Apesar dos avanços parecerem positivos, eles ainda não são suficientes para atender a demanda do País. Atualmente, segundo dados do MEC (Ministério da Educação), apenas 12,1% dos jovens entre 18 e 24 anos estão no Ensino Superior. Índice muito aquém das nações de primeiro mundo ou mesmo de países em desenvolvimento mais adiantados que o Brasil. A Coréia do Sul, por exemplo, tem 89% desse público matriculado no Ensino Superior. O desempenho brasileiro também é inferior ao dos países da América Latina, como é o caso do Chile (21%) e da Argentina (47%).

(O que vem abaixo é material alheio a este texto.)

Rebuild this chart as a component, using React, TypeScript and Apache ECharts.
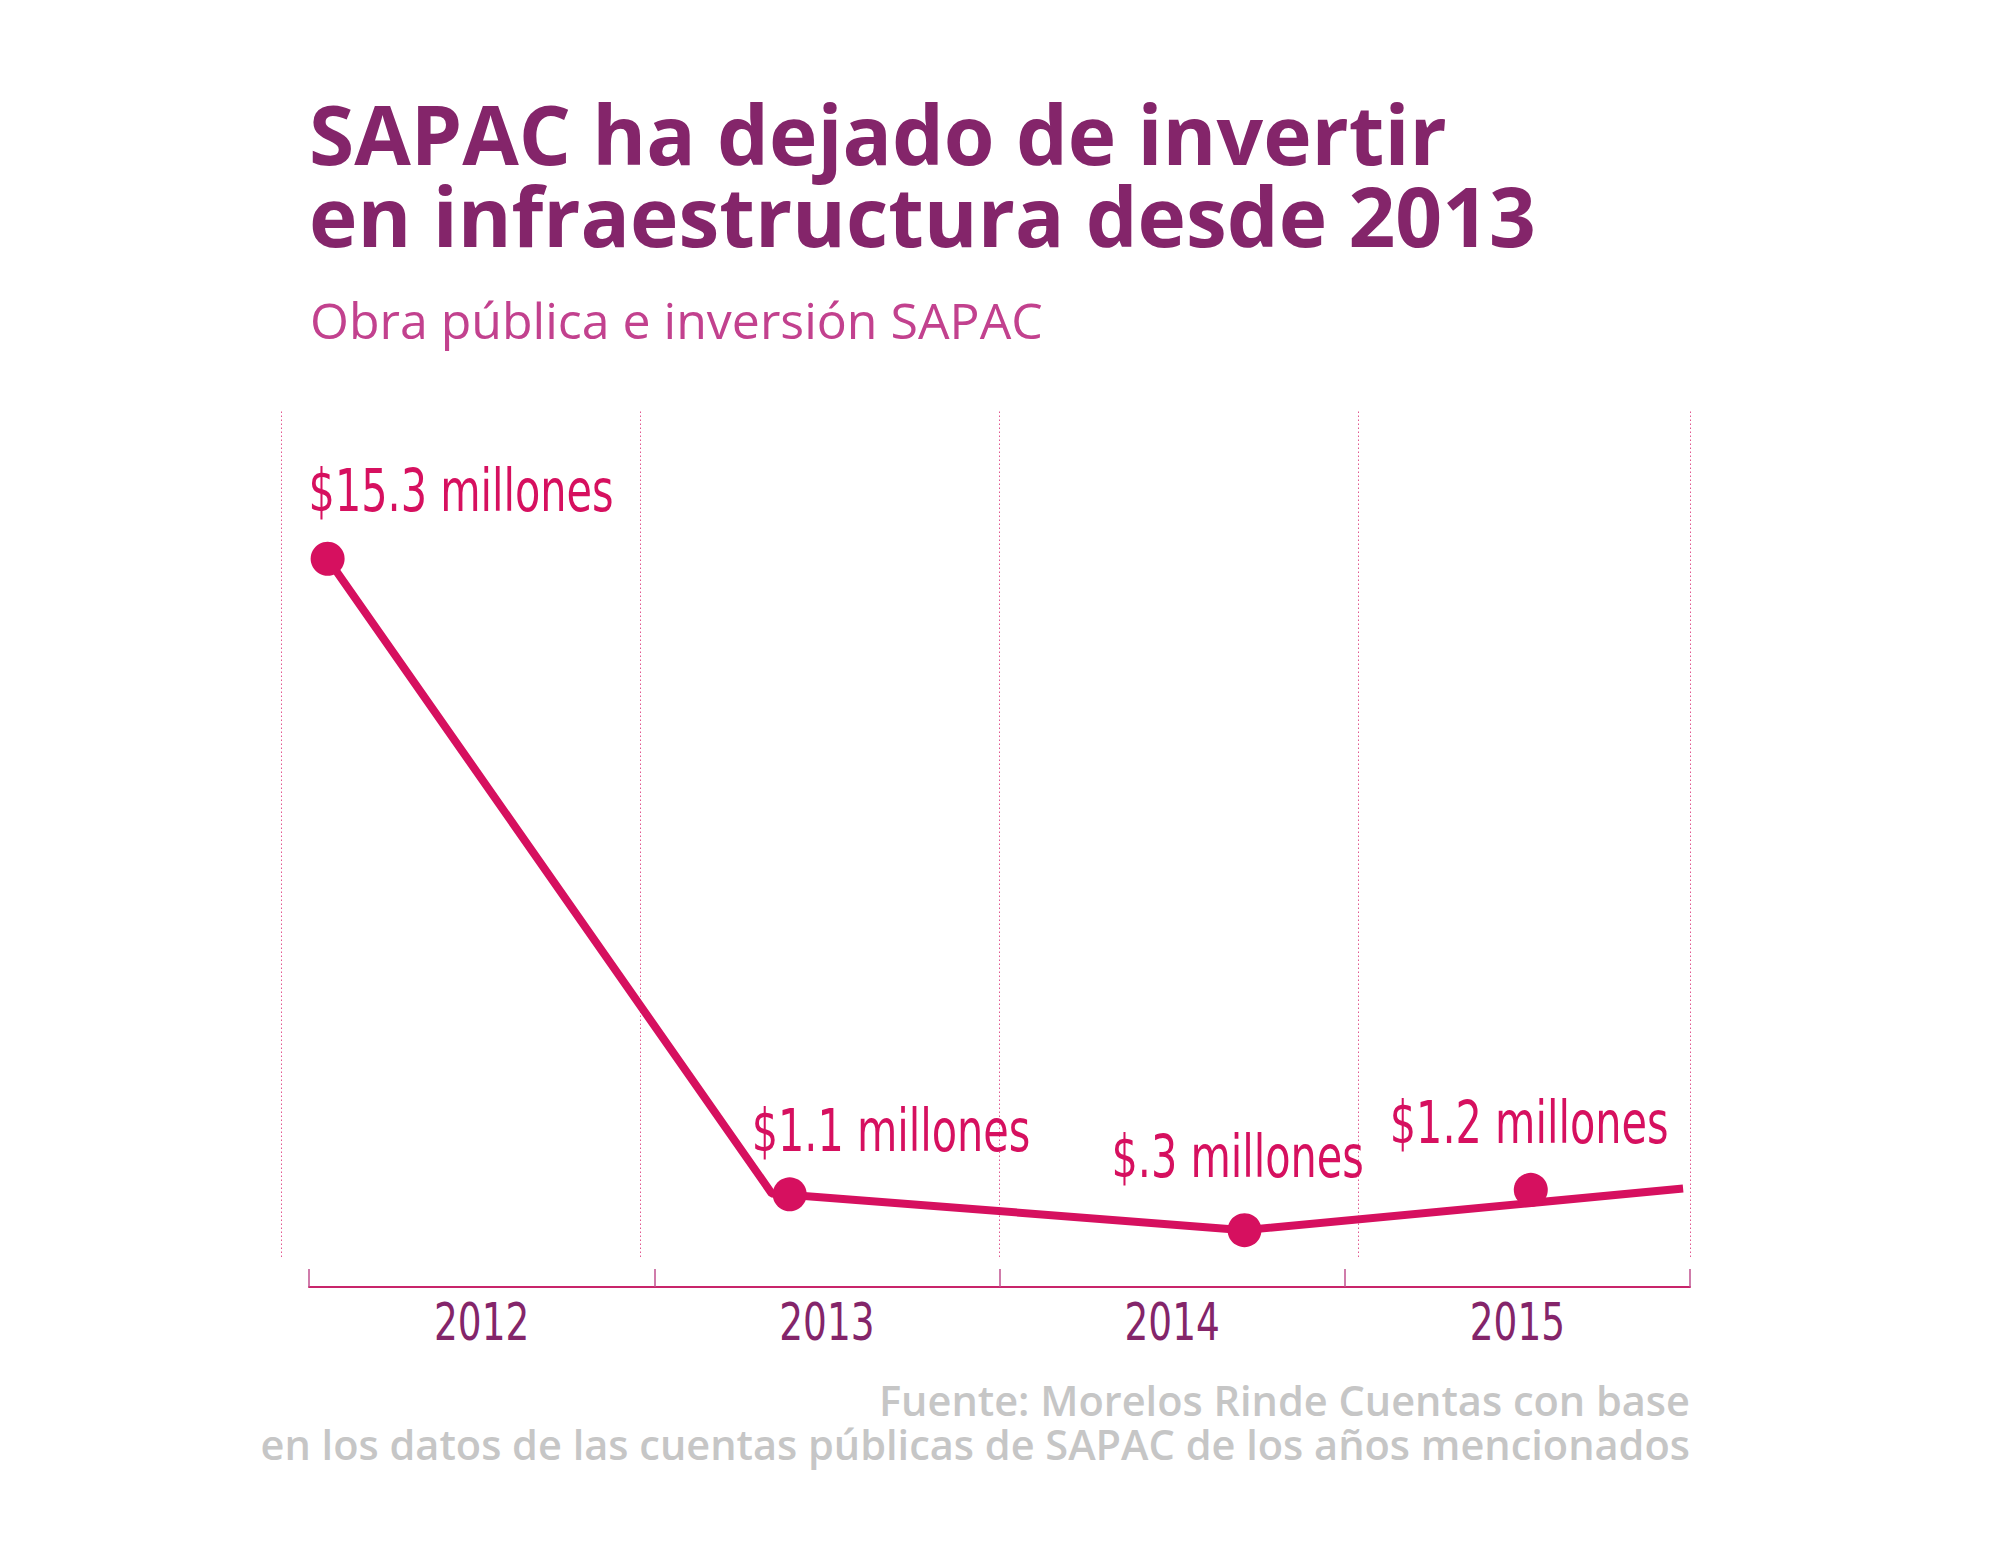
import React, { useEffect, useRef } from "react";
import * as echarts from "echarts";

// Category tick labels of the bottom axis
const years = ["2012", "2013", "2014", "2015"];
// Values (millions of pesos) for each year
const values = [15.3, 1.1, 0.3, 1.2];
const valueLabels = ["$15.3 millones", "$1.1 millones", "$.3 millones", "$1.2 millones"];
// Horizontal placement of each dot, in year units (2011.5 = left edge of the 2012 band)
const dotYearPos = [2011.555, 2012.893, 2014.21, 2015.039];
// Vertices of the drawn line (it does not pass exactly through every dot in the original)
const lineYearPos = [2011.555, 2012.841, 2014.21, 2015.48];
const lineValues = [15.3, 1.12, 0.3, 1.23];
// Vertical dotted guide lines, in year units
const guidePos = [2011.42, 2012.456, 2013.499, 2014.544, 2015.5];

const PINK = "#D6105F";
const PURPLE = "#84256A";
const CONDENSED = "'DejaVu Sans Condensed', 'DejaVu Sans', sans-serif";

// label offsets relative to each dot (style only)
const labelOffsets = [
  [-19, -68],
  [-38, -64],
  [-133, -74],
  [-141, -67],
];

export default function App() {
  const ref = useRef<HTMLDivElement>(null);
  useEffect(() => {
    if (!ref.current) return;
    const chart = echarts.init(ref.current, null, { renderer: "svg" });
    const dotData = values.map((v, i) => [dotYearPos[i], v]);
    const lineData = lineValues.map((v, i) => [lineYearPos[i], v]);

    const staticTexts: any[] = [
      { text: "SAPAC ha dejado de invertir", x: 309, y: 133, align: "left", font: "bold 82px 'Open Sans', sans-serif", fill: PURPLE },
      { text: "en infraestructura desde 2013", x: 309, y: 215, align: "left", font: "bold 82px 'Open Sans', sans-serif", fill: PURPLE },
      { text: "Obra pública e inversión SAPAC", x: 310, y: 320, align: "left", font: "50px 'Open Sans', sans-serif", fill: "#C2418E" },
      { text: "Fuente: Morelos Rinde Cuentas con base", x: 1690, y: 1400, align: "right", font: "600 41.5px 'Open Sans', sans-serif", fill: "#C6C6C6" },
      { text: "en los datos de las cuentas públicas de SAPAC de los años mencionados", x: 1690, y: 1444, align: "right", font: "600 41.5px 'Open Sans', sans-serif", fill: "#C6C6C6" },
    ];

    chart.setOption({
      animation: false,
      backgroundColor: "#ffffff",
      grid: [
        { left: 281, right: 310, top: 411, bottom: 311 },
        { left: 309, right: 310, top: 1269, height: 18 },
      ],
      xAxis: [
        { gridIndex: 0, type: "value", min: 2011.42, max: 2015.5, show: false },
        {
          gridIndex: 1,
          type: "category",
          data: years,
          boundaryGap: true,
          axisLine: { show: true, lineStyle: { color: "#C8256B", width: 2 } },
          axisTick: { show: true, inside: true, length: 18, lineStyle: { color: "#C0508F", width: 1.5 } },
          axisLabel: { show: false },
          splitLine: { show: false },
        },
      ],
      yAxis: [
        { gridIndex: 0, type: "value", min: -0.3, max: 18.6, show: false },
        { gridIndex: 1, type: "value", min: 0, max: 1, show: false },
      ],
      series: [
        {
          type: "line",
          xAxisIndex: 0,
          yAxisIndex: 0,
          data: lineData,
          symbol: "none",
          lineStyle: { color: PINK, width: 8 },
          markLine: {
            silent: true,
            symbol: ["none", "none"],
            label: { show: false },
            lineStyle: { color: "rgba(214,16,95,0.7)", type: [1.5, 2.5], width: 1 },
            data: guidePos.map((v) => ({ xAxis: v })),
          },
          z: 2,
        },
        {
          type: "scatter",
          xAxisIndex: 0,
          yAxisIndex: 0,
          data: dotData,
          symbol: "circle",
          symbolSize: 34,
          itemStyle: { color: PINK, opacity: 1 },
          z: 3,
        },
      ],
    });

    // Condensed texts (value labels and year labels) placed through the chart's own scales
    const graphics: any[] = staticTexts.map((t) => ({
      type: "text",
      x: t.x,
      y: t.y,
      style: { text: t.text, x: 0, y: 0, textAlign: t.align, textVerticalAlign: "middle", font: t.font, fill: t.fill },
    }));
    values.forEach((v, i) => {
      const p = chart.convertToPixel({ seriesIndex: 1 }, [dotYearPos[i], v]) as number[];
      graphics.push({
        type: "text",
        x: p[0] + labelOffsets[i][0],
        y: p[1] + labelOffsets[i][1],
        scaleX: 0.78,
        style: {
          text: valueLabels[i],
          x: 0,
          y: 0,
          textAlign: "left",
          textVerticalAlign: "middle",
          font: `59px ${CONDENSED}`,
          fill: PINK,
        },
      });
    });
    years.forEach((yr) => {
      const px = chart.convertToPixel({ xAxisIndex: 1 }, yr) as number;
      graphics.push({
        type: "text",
        x: px,
        y: 1322,
        scaleX: 0.8,
        style: {
          text: yr,
          x: 0,
          y: 0,
          textAlign: "center",
          textVerticalAlign: "middle",
          font: `52px ${CONDENSED}`,
          fill: PURPLE,
        },
      });
    });
    chart.setOption({ graphic: graphics });

    return () => chart.dispose();
  }, []);
  return (
    <div
      ref={ref}
      style={{ position: "absolute", left: 0, top: 0, width: 2000, height: 1568 }}
    />
  );
}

De acordo com o especialista em políticas educacionais e professor da Unesp (Universidade Estadual Júlio de Mesquita Filho), João Cardoso Palma Filho, as comparações não podem avaliar os dados isoladamente. A criação do Ensino Superior brasileiro foi tardia, aponta. Palma Filho destaca que, diferentemente dos países colonizados pela Espanha, o Brasil ganhou a primeira faculdade depois de 308 anos do descobrimento. A primeira universidade do Peru, por exemplo, foi implantada em 1558, compara ele.

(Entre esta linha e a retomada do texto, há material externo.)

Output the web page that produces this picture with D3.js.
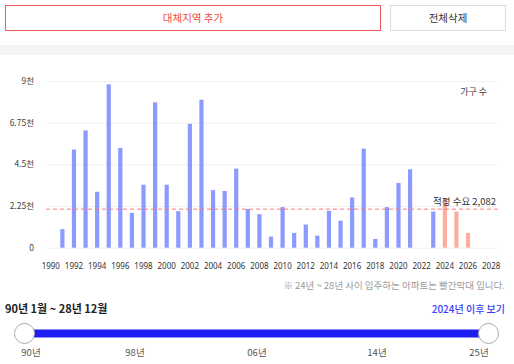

Há certo consenso de que houve caminhos diferentes adotados por Espanha, França, Holanda e Inglaterra em relação àquele escolhido por Portugal no que diz respeito à criação ou não de universidades no Novo Mundo. De um lado, Portugal, que enxergava os estudos como ameaça a seus principais objetivos: usufruir a riqueza brasileira. Os demais decidiram compartilhar as tradições intelectuais com suas colônias. O Brasil era uma colônia de exploração. Já os Estados Unidos foram criados para a construção de nova nação e receberam os melhores recursos para se desenvolver, afirma o presidente da Andifes (Associação dos Dirigentes das Instituições Federais de Ensino Superior), Amaro Lins.
Para o presidente da ABED (Associação Brasileira de Educação a Distância), Fredric Michael Litto, a ameaça para Portugal estava na formação de cidadãos pensantes. As universidades são espaços que estimulam as pessoas a serem mais críticas e isso colocava em xeque os ideais da corte portuguesa, explica ele. No entanto, a ausência de Instituições de Ensino Superior não significava a inexistência de acesso à educação profissionalizante. Entre 1772 e 1800, segundo o livro 1808, de Laurentino Gomes, 527 brasileiros embarcaram a Portugal para se formar na Universidade de Coimbra, centro de formação da elite intelectual. A procura maior era pelo curso de Direito, 64% dos estudantes eram formados em advocacia.
Depois da independência
O atraso do Ensino Superior brasileiro não se restringe apenas aos 308 anos em que o sistema foi ignorado. A negligência é histórica e política, mas não é exclusividade da Colônia. O Império e a República também reforçaram o retrocesso do setor, acredita o presidente do Crub (Conselho de Reitores das Universidades Brasileiras), Gilberto Gonçalves Garcia. Na opinião dele, o cenário só começou a ser modificado quando o Estado passou a enxergar a educação como um dos pilares para o desenvolvimento da nação. Isso aconteceu em meados do século passado, mais especificamente na Era Vargas. Foi nessa época que se criaram as bases para o sistema educacional, diz ele.
Outro aspecto que também emperrou o desenvolvimento do Ensino Superior do Brasil foi os altos índices de analfabetismo. O jornalista Laurentino Gomes aponta em seu livro que, em 1818, na cidade de São Paulo, apenas 2,5% dos homens livres em idade escolar eram alfabetizados. Além disso, mesmo com a criação das primeiras instituições no País, não existiam livros traduzidos para a Língua Portuguesa. Portanto, só a elite tinha o privilégio de ter acesso ao ensino, diz Palma Filho. Para ele, o processo de crescimento do sistema foi lento porque a população brasileira não tinha nem ao menos a conclusão do Ensino Médio. Só a partir da universalização do ensino básico, meados da década de 60, que foi possível avançar com mais notoriedade, acrescenta ele.
Nesses últimos 200 anos o Ensino Superior passou por algumas mudanças. Foram mais de 10 reformas educacionais. Reparos que começaram a partir de 1890, com o então Ministro de Estado dos Negócios da Instrução Pública, Correios e Telégrafos, Benjamin Constant, e se estendem até hoje, com a nova proposta do ex-ministro da Educação, Tarso Genro, que tramita no congresso nacional.